Derecho de antigüedad

31 de julio de 20250 COMENTARIOS AQUÍ

Texto de Lisandro Duque Naranjo

Cada que me desconecto, por dos o tres días, de las noticias procedentes de la ocupación israelita de Gaza, al intentar volver a estar informado del número de palestinos acribillados, la cifra de éstos crece muy poco o casi nada. Se pasmó la cantidad de víctimas en 50, ó en 55 mil, hace rato. Y, sobre todo, en 18 mil los niños. Sin embargo, a medianoche, o a la mañana del día siguiente, cotidianamente, las noticias informan de un nuevo bombardeo a un hospital, o a una escuela, o a un cuartel, con 20 ó 35, ó 140 civiles abatidos que el ejército israelí supuso eran un comando de Hamas. Aquí es donde suelo pensar que la lógica de las noticias parece ser la de un pueblo conformado estrictamente por guerrilleros, en el que a veces pareciera deambular algún civil embolatado. Y que éste, además, resulta ser una mujer que recién ha parido y apenas está intentando deshacerse de la placenta o del cordón umbilical de la criatura herida que lleva en brazos. Pero eso sí, el total de muertos sigue siendo 55 mil y los niños abatidos 18 mil. Ni siquiera ponen 18.001, pues la instrucción es redondear las cifras para enfatizar el concepto de montonera.

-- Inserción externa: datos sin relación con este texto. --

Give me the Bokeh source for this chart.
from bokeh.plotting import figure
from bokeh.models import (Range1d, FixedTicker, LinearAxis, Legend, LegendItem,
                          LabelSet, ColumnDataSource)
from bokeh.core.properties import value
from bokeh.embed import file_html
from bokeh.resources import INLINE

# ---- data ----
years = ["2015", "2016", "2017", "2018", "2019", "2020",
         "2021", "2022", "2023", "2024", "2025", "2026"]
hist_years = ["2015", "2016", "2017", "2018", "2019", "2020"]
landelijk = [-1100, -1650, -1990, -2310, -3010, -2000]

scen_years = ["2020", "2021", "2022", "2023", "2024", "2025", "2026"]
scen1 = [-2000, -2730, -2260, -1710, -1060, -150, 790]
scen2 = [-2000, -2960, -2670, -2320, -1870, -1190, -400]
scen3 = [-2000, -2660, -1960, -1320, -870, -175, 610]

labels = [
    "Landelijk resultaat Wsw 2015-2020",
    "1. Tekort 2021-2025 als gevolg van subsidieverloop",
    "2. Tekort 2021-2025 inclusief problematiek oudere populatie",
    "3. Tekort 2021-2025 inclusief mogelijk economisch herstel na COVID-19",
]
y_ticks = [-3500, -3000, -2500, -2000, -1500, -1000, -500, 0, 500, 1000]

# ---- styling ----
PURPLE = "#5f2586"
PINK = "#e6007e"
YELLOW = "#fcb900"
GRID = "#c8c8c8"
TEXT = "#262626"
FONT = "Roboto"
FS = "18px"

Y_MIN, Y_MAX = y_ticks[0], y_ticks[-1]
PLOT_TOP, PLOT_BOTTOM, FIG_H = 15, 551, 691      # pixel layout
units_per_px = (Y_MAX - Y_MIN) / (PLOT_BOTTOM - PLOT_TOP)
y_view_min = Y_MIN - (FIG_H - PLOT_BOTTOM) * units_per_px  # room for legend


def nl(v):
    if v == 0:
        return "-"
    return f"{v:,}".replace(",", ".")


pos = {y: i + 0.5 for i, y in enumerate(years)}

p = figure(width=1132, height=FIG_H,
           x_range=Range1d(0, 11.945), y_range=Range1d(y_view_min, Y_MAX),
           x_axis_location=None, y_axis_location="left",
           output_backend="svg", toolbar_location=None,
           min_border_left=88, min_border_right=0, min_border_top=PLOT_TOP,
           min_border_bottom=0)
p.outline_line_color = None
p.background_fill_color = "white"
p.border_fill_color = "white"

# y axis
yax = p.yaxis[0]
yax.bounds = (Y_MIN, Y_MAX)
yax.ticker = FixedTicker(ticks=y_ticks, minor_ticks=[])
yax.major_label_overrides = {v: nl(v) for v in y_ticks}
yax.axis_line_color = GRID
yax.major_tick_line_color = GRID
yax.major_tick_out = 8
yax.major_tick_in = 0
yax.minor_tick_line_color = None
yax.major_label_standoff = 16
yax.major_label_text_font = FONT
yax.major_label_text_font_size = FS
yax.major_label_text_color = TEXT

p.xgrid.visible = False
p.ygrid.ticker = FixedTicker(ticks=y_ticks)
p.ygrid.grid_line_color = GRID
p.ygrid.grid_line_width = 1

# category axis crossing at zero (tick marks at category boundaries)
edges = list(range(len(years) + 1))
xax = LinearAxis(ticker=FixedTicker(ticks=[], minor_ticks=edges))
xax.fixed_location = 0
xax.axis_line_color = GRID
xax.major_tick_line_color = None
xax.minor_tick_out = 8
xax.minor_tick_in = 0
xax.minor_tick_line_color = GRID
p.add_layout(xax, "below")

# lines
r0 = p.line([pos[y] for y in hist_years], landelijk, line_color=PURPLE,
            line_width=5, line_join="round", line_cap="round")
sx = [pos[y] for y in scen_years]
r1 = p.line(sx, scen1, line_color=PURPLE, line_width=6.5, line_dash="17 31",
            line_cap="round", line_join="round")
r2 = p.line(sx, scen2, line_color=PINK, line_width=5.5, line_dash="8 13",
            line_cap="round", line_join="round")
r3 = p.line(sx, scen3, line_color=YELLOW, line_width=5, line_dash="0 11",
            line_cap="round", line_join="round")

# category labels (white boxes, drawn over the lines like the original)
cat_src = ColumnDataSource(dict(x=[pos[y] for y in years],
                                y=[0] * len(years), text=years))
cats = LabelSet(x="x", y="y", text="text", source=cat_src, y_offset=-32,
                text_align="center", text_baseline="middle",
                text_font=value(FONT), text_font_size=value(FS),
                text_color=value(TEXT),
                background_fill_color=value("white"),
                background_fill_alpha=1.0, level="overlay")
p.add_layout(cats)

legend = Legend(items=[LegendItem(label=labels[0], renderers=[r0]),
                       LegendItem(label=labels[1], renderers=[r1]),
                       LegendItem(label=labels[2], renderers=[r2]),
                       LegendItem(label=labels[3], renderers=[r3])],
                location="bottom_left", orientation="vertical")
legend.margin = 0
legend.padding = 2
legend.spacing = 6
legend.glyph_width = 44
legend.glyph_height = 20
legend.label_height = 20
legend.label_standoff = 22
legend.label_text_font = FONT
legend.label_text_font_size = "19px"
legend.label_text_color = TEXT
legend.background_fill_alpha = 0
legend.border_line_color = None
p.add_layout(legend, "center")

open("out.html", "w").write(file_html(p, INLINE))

Estoy de acuerdo con Francesca Albanese, la relatora de la ONU para Palestina, quien la semana pasada dijo que mínimo los muertos en Gaza deben ser 300 mil, y advertía que era un dato prudente, pues a su juicio podían ser el doble. Por su parte, Rita Segato estableció recientemente la distinción entre el holocausto nazi y el genocidio en Gaza: El primero fue en secreto –de hecho, las tropas soviéticas descubrieron el primer campo de concentración en 1945, tres años después de existir–, quizás porque los nazis en cierta medida sentían vergüenza. El segundo, en cambio, es a plena luz, porque sus autores quieren ejemplarizar. Ambos, de todas formas, son una vergüenza para la especie humana, pues están inspirados en el odio por los semejantes a los que consideran inferiores.

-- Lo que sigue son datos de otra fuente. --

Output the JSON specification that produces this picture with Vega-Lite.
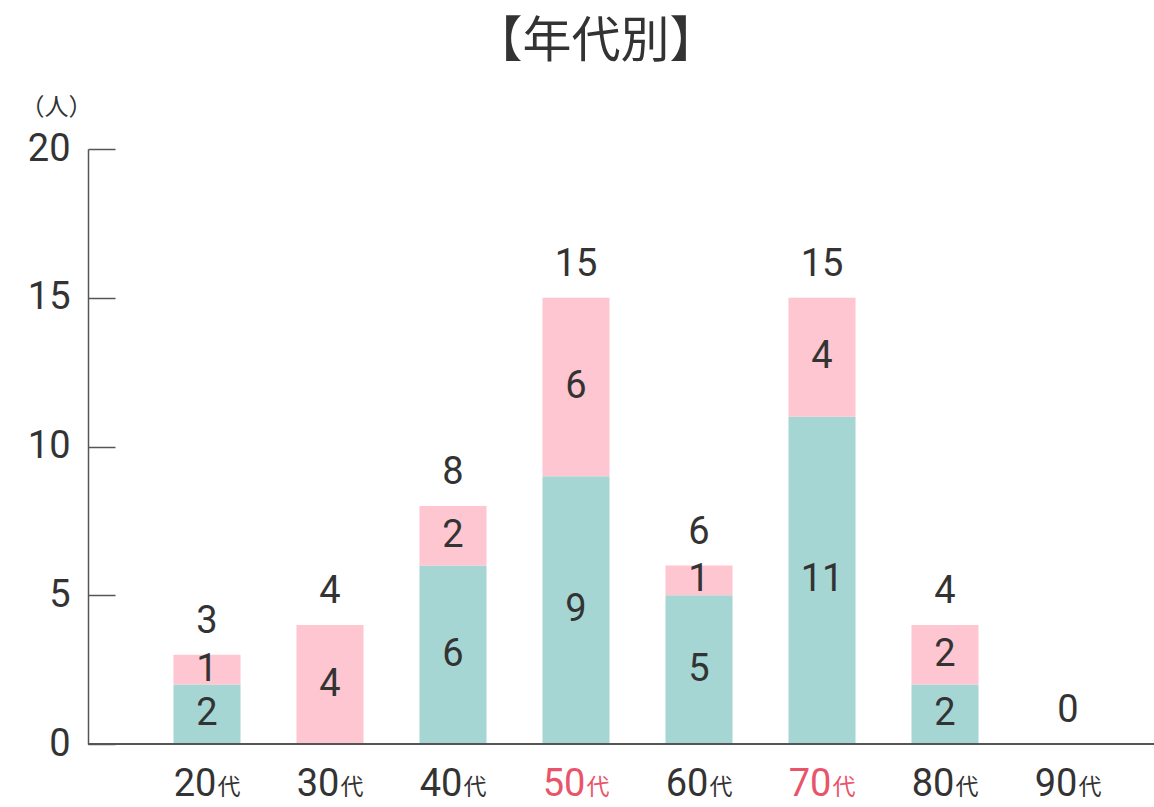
{
  "$schema": "https://vega.github.io/schema/vega-lite/v6.json",
  "autosize": "none",
  "padding": {"left": 88, "top": 149, "right": 0, "bottom": 63},
  "width": 1066,
  "height": 595,
  "background": "white",
  "config": {"view": {"stroke": null}},
  "title": {
    "text": "【年代別】",
    "font": "Noto Sans CJK JP",
    "fontSize": 49,
    "fontWeight": "normal",
    "color": "#333333",
    "anchor": "middle",
    "dx": -25,
    "offset": 28
  },
  "data": {
    "values": [
      {"age": "20代", "grp": "A", "ord": 0, "value": 2},
      {"age": "20代", "grp": "B", "ord": 1, "value": 1},
      {"age": "30代", "grp": "A", "ord": 0, "value": 0},
      {"age": "30代", "grp": "B", "ord": 1, "value": 4},
      {"age": "40代", "grp": "A", "ord": 0, "value": 6},
      {"age": "40代", "grp": "B", "ord": 1, "value": 2},
      {"age": "50代", "grp": "A", "ord": 0, "value": 9},
      {"age": "50代", "grp": "B", "ord": 1, "value": 6},
      {"age": "60代", "grp": "A", "ord": 0, "value": 5},
      {"age": "60代", "grp": "B", "ord": 1, "value": 1},
      {"age": "70代", "grp": "A", "ord": 0, "value": 11},
      {"age": "70代", "grp": "B", "ord": 1, "value": 4},
      {"age": "80代", "grp": "A", "ord": 0, "value": 2},
      {"age": "80代", "grp": "B", "ord": 1, "value": 2},
      {"age": "90代", "grp": "A", "ord": 0, "value": 0},
      {"age": "90代", "grp": "B", "ord": 1, "value": 0}
    ]
  },
  "layer": [
    {
      "mark": {"type": "bar"},
      "encoding": {
        "x": {
          "field": "age",
          "type": "nominal",
          "sort": null,
          "scale": {"range": [57.5, 1041.5], "paddingInner": 0.455, "paddingOuter": 0.2275},
          "axis": {
            "title": null,
            "ticks": false,
            "domain": false,
            "labelAngle": 0,
            "labelExpr": "replace(datum.label, '代', '')",
            "labelFont": "Roboto",
            "labelFontSize": 38,
            "labelBaseline": "alphabetic",
            "labelPadding": 51,
            "labelOffset": -12,
            "labelColor": {
              "condition": {"test": "datum.value === '50代' || datum.value === '70代'", "value": "#e9546b"},
              "value": "#333333"
            }
          }
        },
        "y": {
          "field": "value",
          "type": "quantitative",
          "aggregate": "sum",
          "stack": "zero",
          "scale": {"domain": [0, 20], "nice": false},
          "axis": {
            "values": [0, 5, 10, 15, 20],
            "grid": false,
            "domainColor": "#555555",
            "domainWidth": 1.5,
            "tickColor": "#555555",
            "tickWidth": 1.5,
            "tickSize": -27,
            "labelFont": "Roboto",
            "labelFontSize": 38,
            "labelColor": "#333333",
            "labelPadding": 45,
            "title": "（人）",
            "titleFont": "Noto Sans CJK JP",
            "titleFontSize": 24,
            "titleFontWeight": "normal",
            "titleColor": "#333333",
            "titleAngle": 0,
            "titleAlign": "left",
            "titleBaseline": "middle",
            "titleX": -68,
            "titleY": -42
          }
        },
        "color": {
          "field": "grp",
          "type": "nominal",
          "scale": {"domain": ["A", "B"], "range": ["#a5d6d3", "#fec6d0"]},
          "legend": null
        },
        "order": {"field": "ord", "type": "quantitative"}
      }
    },
    {
      "mark": {"type": "rule", "color": "#555555", "strokeWidth": 2},
      "encoding": {
        "y": {"datum": 0, "type": "quantitative"}
      }
    },
    {
      "transform": [
        {"filter": "datum.value > 0"},
        {"stack": "value", "groupby": ["age"], "sort": [{"field": "ord", "order": "ascending"}], "as": ["y0", "y1"]},
        {"fold": ["y0", "y1"], "as": ["k", "v"]}
      ],
      "mark": {"type": "text", "font": "Roboto", "fontSize": 38, "color": "#333333", "baseline": "middle", "align": "center"},
      "encoding": {
        "x": {"field": "age", "type": "nominal", "sort": null},
        "y": {"field": "v", "type": "quantitative", "aggregate": "mean", "stack": null},
        "text": {"field": "value", "type": "quantitative"},
        "detail": {"field": "grp", "type": "nominal"}
      }
    },
    {
      "mark": {"type": "text", "font": "Roboto", "fontSize": 38, "color": "#333333", "baseline": "middle", "align": "center", "dy": -33},
      "encoding": {
        "x": {"field": "age", "type": "nominal", "sort": null},
        "y": {"field": "value", "type": "quantitative", "aggregate": "sum", "stack": null},
        "text": {"field": "value", "type": "quantitative", "aggregate": "sum"}
      }
    },
    {
      "transform": [{"filter": "datum.ord === 0"}],
      "mark": {"type": "text", "font": "Noto Sans CJK JP", "fontSize": 23, "baseline": "alphabetic", "align": "center", "dx": 22, "dy": 51},
      "encoding": {
        "x": {"field": "age", "type": "nominal", "sort": null},
        "y": {"datum": 0, "type": "quantitative"},
        "text": {"value": "代"},
        "color": {
          "condition": {"test": "datum.age === '50代' || datum.age === '70代'", "value": "#e9546b"},
          "value": "#333333"
        }
      }
    }
  ]
}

Grave cosa eso de ser “el pueblo elegido”, y remontar los orígenes hasta el Antiguo Testamento, un libro de ficción que, si mucho, da una referencia todavía muy cercana –no más de 13 siglos previos a la era cristiana–, esto es, contemporánea de La Odisea de Homero. Esa antigüedad no da derecho para decidir el exterminio de todos los ciudadanos de la actual Palestina, tan arcaicos como ellos y hasta primos. Y curiosidad produce imaginar la manera como los israelitas de Netanyahu se las arreglaron para mantener una estricta genealogía de sus antepasados. A mí me chirrea esa pureza, mucho más su lealtad a la causa de Jehová –porque está escrito en las sagradas escrituras, lo que es una confesión firmada–, que este dios a veces ordenaba cometer filicidios, o que cuando amanecía malhumorado “ordenaba” diluvios para que se ahogaran todos los vivientes. Lo salva de su alta criminalidad el que la tal inundación seguramente fue el efecto de un cambio climático que él –o quienes lo crearon en la ficción– se autoatribuyó. Pero eso no les da a sus seguidores la potestad de organizar genocidios sistemáticos cuatro milenios después.

Ni los Coreguajes, que aún existen, se han atrevido a tanto en la cuenca amazónica solo porque hicieron su biblia rupestre en Chiribiquete hace doce milenios. Ni yo, que desciendo del homo sapiens africano de hace cien mil años.